== Recorded data ==
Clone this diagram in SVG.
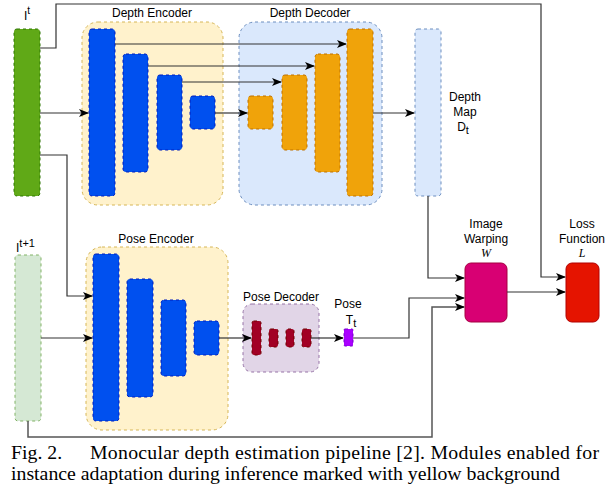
<svg xmlns="http://www.w3.org/2000/svg" width="613" height="493" viewBox="0 0 613 493">
<style>
.lbl{font-family:"Liberation Sans",Arial,sans-serif;font-size:12px;fill:#000;text-anchor:middle}
.ital{font-family:"Liberation Serif","Times New Roman",serif;font-style:italic;font-size:12px;fill:#000;text-anchor:middle}
.cap{font-family:"Liberation Serif","Times New Roman",serif;font-size:19.8px;fill:#000}
.c{fill:none;stroke:#333;stroke-width:1.2}
.enc{fill:#fff2cc;stroke:#d6b656;stroke-dasharray:3 3}
.dec{fill:#dae8fc;stroke:#6c8ebf;stroke-dasharray:3 3}
.pdc{fill:#e1d5e7;stroke:#9673a6;stroke-dasharray:3 3}
.blue{fill:#0050ef;stroke:#001dbc;stroke-dasharray:3 3}
.org{fill:#f0a30a;stroke:#bd7000;stroke-dasharray:3 3}
.red{fill:#a20025;stroke:#6f0000;stroke-dasharray:3 3}
</style>
<defs>
<marker id="arr" markerUnits="userSpaceOnUse" markerWidth="10" markerHeight="10" viewBox="0 0 10 10" refX="9" refY="5" orient="auto">
<path d="M0,1 L10,5 L0,9 L2.5,5 z" fill="#000"/>
</marker>
</defs>

<g id="depth-encoder">
<rect class="enc" x="82" y="22" width="141" height="183" rx="16"/>
<text class="lbl" x="152" y="17">Depth Encoder</text>
<rect class="blue" x="89" y="29" width="26" height="167" rx="3"/>
<rect class="blue" x="123" y="54" width="25" height="118" rx="3"/>
<rect class="blue" x="157" y="75" width="25" height="75" rx="3"/>
<rect class="blue" x="190" y="96" width="25" height="33" rx="3"/>
</g>

<g id="depth-decoder">
<rect class="dec" x="239" y="22" width="143" height="183" rx="16"/>
<text class="lbl" x="310" y="17">Depth Decoder</text>
<rect class="org" x="248" y="96" width="25" height="33" rx="3"/>
<rect class="org" x="282" y="75" width="25" height="75" rx="3"/>
<rect class="org" x="315" y="54" width="25" height="118" rx="3"/>
<rect class="org" x="347" y="29" width="26" height="167" rx="3"/>
</g>

<g id="pose-encoder">
<rect class="enc" x="86" y="247" width="142" height="183" rx="16"/>
<text class="lbl" x="156" y="243">Pose Encoder</text>
<rect class="blue" x="93" y="254" width="26" height="167" rx="3"/>
<rect class="blue" x="127" y="279" width="26" height="118" rx="3"/>
<rect class="blue" x="161" y="300" width="25" height="76" rx="3"/>
<rect class="blue" x="194" y="321" width="25" height="34" rx="3"/>
</g>

<g id="pose-decoder">
<rect class="pdc" x="243" y="304" width="76" height="68" rx="9"/>
<text class="lbl" x="281" y="301">Pose Decoder</text>
<rect class="red" x="252" y="321" width="9" height="34" rx="2"/>
<rect class="red" x="269" y="329" width="9" height="18" rx="2"/>
<rect class="red" x="286" y="329" width="8" height="18" rx="2"/>
<rect class="red" x="302" y="329" width="9" height="18" rx="2"/>
</g>

<g id="input-t">
<rect x="14" y="29" width="26" height="167" rx="3" fill="#60a917" stroke="#2d7600" stroke-dasharray="3 3"/>
<text class="lbl" x="24" y="20" style="text-anchor:start">I<tspan dy="-6" font-size="10">t</tspan></text>
</g>

<g id="input-t1">
<rect x="15" y="255" width="26" height="166" rx="3" fill="#d5e8d4" stroke="#82b366" stroke-dasharray="3 3"/>
<text class="lbl" x="16" y="252" style="text-anchor:start">I<tspan dy="-5" font-size="11">t+1</tspan></text>
</g>

<g id="depth-map">
<rect class="dec" x="415" y="29" width="26" height="167" rx="3"/>
<text class="lbl" x="465" y="101">Depth</text>
<text class="lbl" x="465" y="116">Map</text>
<text class="lbl" x="463" y="131">D<tspan dy="3" font-size="11">t</tspan></text>
</g>

<g id="pose">
<rect x="344" y="329" width="9" height="17" rx="1" fill="#aa00ff" stroke="#7700cc" stroke-dasharray="3 3"/>
<text class="lbl" x="348" y="308">Pose</text>
<text class="lbl" x="351" y="324">T<tspan dy="3" font-size="11">t</tspan></text>
</g>

<g id="image-warping">
<rect x="465" y="263" width="42" height="59" rx="6" fill="#d80073" stroke="#a50040"/>
<text class="lbl" x="486" y="228">Image</text>
<text class="lbl" x="486" y="243">Warping</text>
<text class="ital" x="486" y="257">W</text>
</g>

<g id="loss-function">
<rect x="566" y="263" width="33" height="59" rx="6" fill="#e51400" stroke="#b20000"/>
<text class="lbl" x="582" y="228">Loss</text>
<text class="lbl" x="582" y="243">Function</text>
<text class="ital" x="582" y="257">L</text>
</g>

<g id="connectors">
<path class="c" d="M40,48 H56 V4 H541 V277 H565" marker-end="url(#arr)"/>
<path class="c" d="M40,113 H88" marker-end="url(#arr)"/>
<path class="c" d="M40,155 H67 V296 H92" marker-end="url(#arr)"/>
<path class="c" d="M115,44 H346" marker-end="url(#arr)"/>
<path class="c" d="M148,66 H314" marker-end="url(#arr)"/>
<path class="c" d="M182,82 H281" marker-end="url(#arr)"/>
<path class="c" d="M215,113 H247" marker-end="url(#arr)"/>
<path class="c" d="M373,113 H414" marker-end="url(#arr)"/>
<path class="c" d="M428,196 V278 H464" marker-end="url(#arr)"/>
<path class="c" d="M507,292 H565" marker-end="url(#arr)"/>
<path class="c" d="M41,338 H92" marker-end="url(#arr)"/>
<path class="c" d="M219,338 H251" marker-end="url(#arr)"/>
<path class="c" d="M311,338 H343" marker-end="url(#arr)"/>
<path class="c" d="M353,338 H409 V298 H464" marker-end="url(#arr)"/>
<path class="c" d="M28,421 V437 H432 V307 H464" marker-end="url(#arr)" style="stroke:#555;stroke-width:1.5"/>
</g>

<g id="caption">
<text class="cap" x="11" y="459">Fig. 2.</text>
<text class="cap" x="90" y="459" textLength="509" lengthAdjust="spacing">Monocular depth estimation pipeline [2]. Modules enabled for</text>
<text class="cap" x="11" y="480" textLength="549" lengthAdjust="spacing">instance adaptation during inference marked with yellow background</text>
</g>
</svg>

== Directions for this task ==
Return each line of the data, keeping its wording exact and omitting pictures.

== Task response ==
Clone this diagram in SVG.
<svg xmlns="http://www.w3.org/2000/svg" width="613" height="493" viewBox="0 0 613 493">
<style>
.lbl{font-family:"Liberation Sans",Arial,sans-serif;font-size:12px;fill:#000;text-anchor:middle}
.ital{font-family:"Liberation Serif","Times New Roman",serif;font-style:italic;font-size:12px;fill:#000;text-anchor:middle}
.cap{font-family:"Liberation Serif","Times New Roman",serif;font-size:19.8px;fill:#000}
.c{fill:none;stroke:#333;stroke-width:1.2}
.enc{fill:#fff2cc;stroke:#d6b656;stroke-dasharray:3 3}
.dec{fill:#dae8fc;stroke:#6c8ebf;stroke-dasharray:3 3}
.pdc{fill:#e1d5e7;stroke:#9673a6;stroke-dasharray:3 3}
.blue{fill:#0050ef;stroke:#001dbc;stroke-dasharray:3 3}
.org{fill:#f0a30a;stroke:#bd7000;stroke-dasharray:3 3}
.red{fill:#a20025;stroke:#6f0000;stroke-dasharray:3 3}
</style>
<defs>
<marker id="arr" markerUnits="userSpaceOnUse" markerWidth="10" markerHeight="10" viewBox="0 0 10 10" refX="9" refY="5" orient="auto">
<path d="M0,1 L10,5 L0,9 L2.5,5 z" fill="#000"/>
</marker>
</defs>

<g id="depth-encoder">
<rect class="enc" x="82" y="22" width="141" height="183" rx="16"/>
<text class="lbl" x="152" y="17">Depth Encoder</text>
<rect class="blue" x="89" y="29" width="26" height="167" rx="3"/>
<rect class="blue" x="123" y="54" width="25" height="118" rx="3"/>
<rect class="blue" x="157" y="75" width="25" height="75" rx="3"/>
<rect class="blue" x="190" y="96" width="25" height="33" rx="3"/>
</g>

<g id="depth-decoder">
<rect class="dec" x="239" y="22" width="143" height="183" rx="16"/>
<text class="lbl" x="310" y="17">Depth Decoder</text>
<rect class="org" x="248" y="96" width="25" height="33" rx="3"/>
<rect class="org" x="282" y="75" width="25" height="75" rx="3"/>
<rect class="org" x="315" y="54" width="25" height="118" rx="3"/>
<rect class="org" x="347" y="29" width="26" height="167" rx="3"/>
</g>

<g id="pose-encoder">
<rect class="enc" x="86" y="247" width="142" height="183" rx="16"/>
<text class="lbl" x="156" y="243">Pose Encoder</text>
<rect class="blue" x="93" y="254" width="26" height="167" rx="3"/>
<rect class="blue" x="127" y="279" width="26" height="118" rx="3"/>
<rect class="blue" x="161" y="300" width="25" height="76" rx="3"/>
<rect class="blue" x="194" y="321" width="25" height="34" rx="3"/>
</g>

<g id="pose-decoder">
<rect class="pdc" x="243" y="304" width="76" height="68" rx="9"/>
<text class="lbl" x="281" y="301">Pose Decoder</text>
<rect class="red" x="252" y="321" width="9" height="34" rx="2"/>
<rect class="red" x="269" y="329" width="9" height="18" rx="2"/>
<rect class="red" x="286" y="329" width="8" height="18" rx="2"/>
<rect class="red" x="302" y="329" width="9" height="18" rx="2"/>
</g>

<g id="input-t">
<rect x="14" y="29" width="26" height="167" rx="3" fill="#60a917" stroke="#2d7600" stroke-dasharray="3 3"/>
<text class="lbl" x="24" y="20" style="text-anchor:start">I<tspan dy="-6" font-size="10">t</tspan></text>
</g>

<g id="input-t1">
<rect x="15" y="255" width="26" height="166" rx="3" fill="#d5e8d4" stroke="#82b366" stroke-dasharray="3 3"/>
<text class="lbl" x="16" y="252" style="text-anchor:start">I<tspan dy="-5" font-size="11">t+1</tspan></text>
</g>

<g id="depth-map">
<rect class="dec" x="415" y="29" width="26" height="167" rx="3"/>
<text class="lbl" x="465" y="101">Depth</text>
<text class="lbl" x="465" y="116">Map</text>
<text class="lbl" x="463" y="131">D<tspan dy="3" font-size="11">t</tspan></text>
</g>

<g id="pose">
<rect x="344" y="329" width="9" height="17" rx="1" fill="#aa00ff" stroke="#7700cc" stroke-dasharray="3 3"/>
<text class="lbl" x="348" y="308">Pose</text>
<text class="lbl" x="351" y="324">T<tspan dy="3" font-size="11">t</tspan></text>
</g>

<g id="image-warping">
<rect x="465" y="263" width="42" height="59" rx="6" fill="#d80073" stroke="#a50040"/>
<text class="lbl" x="486" y="228">Image</text>
<text class="lbl" x="486" y="243">Warping</text>
<text class="ital" x="486" y="257">W</text>
</g>

<g id="loss-function">
<rect x="566" y="263" width="33" height="59" rx="6" fill="#e51400" stroke="#b20000"/>
<text class="lbl" x="582" y="228">Loss</text>
<text class="lbl" x="582" y="243">Function</text>
<text class="ital" x="582" y="257">L</text>
</g>

<g id="connectors">
<path class="c" d="M40,48 H56 V4 H541 V277 H565" marker-end="url(#arr)"/>
<path class="c" d="M40,113 H88" marker-end="url(#arr)"/>
<path class="c" d="M40,155 H67 V296 H92" marker-end="url(#arr)"/>
<path class="c" d="M115,44 H346" marker-end="url(#arr)"/>
<path class="c" d="M148,66 H314" marker-end="url(#arr)"/>
<path class="c" d="M182,82 H281" marker-end="url(#arr)"/>
<path class="c" d="M215,113 H247" marker-end="url(#arr)"/>
<path class="c" d="M373,113 H414" marker-end="url(#arr)"/>
<path class="c" d="M428,196 V278 H464" marker-end="url(#arr)"/>
<path class="c" d="M507,292 H565" marker-end="url(#arr)"/>
<path class="c" d="M41,338 H92" marker-end="url(#arr)"/>
<path class="c" d="M219,338 H251" marker-end="url(#arr)"/>
<path class="c" d="M311,338 H343" marker-end="url(#arr)"/>
<path class="c" d="M353,338 H409 V298 H464" marker-end="url(#arr)"/>
<path class="c" d="M28,421 V437 H432 V307 H464" marker-end="url(#arr)" style="stroke:#555;stroke-width:1.5"/>
</g>

<g id="caption">
<text class="cap" x="11" y="459">Fig. 2.</text>
<text class="cap" x="90" y="459" textLength="509" lengthAdjust="spacing">Monocular depth estimation pipeline [2]. Modules enabled for</text>
<text class="cap" x="11" y="480" textLength="549" lengthAdjust="spacing">instance adaptation during inference marked with yellow background</text>
</g>
</svg>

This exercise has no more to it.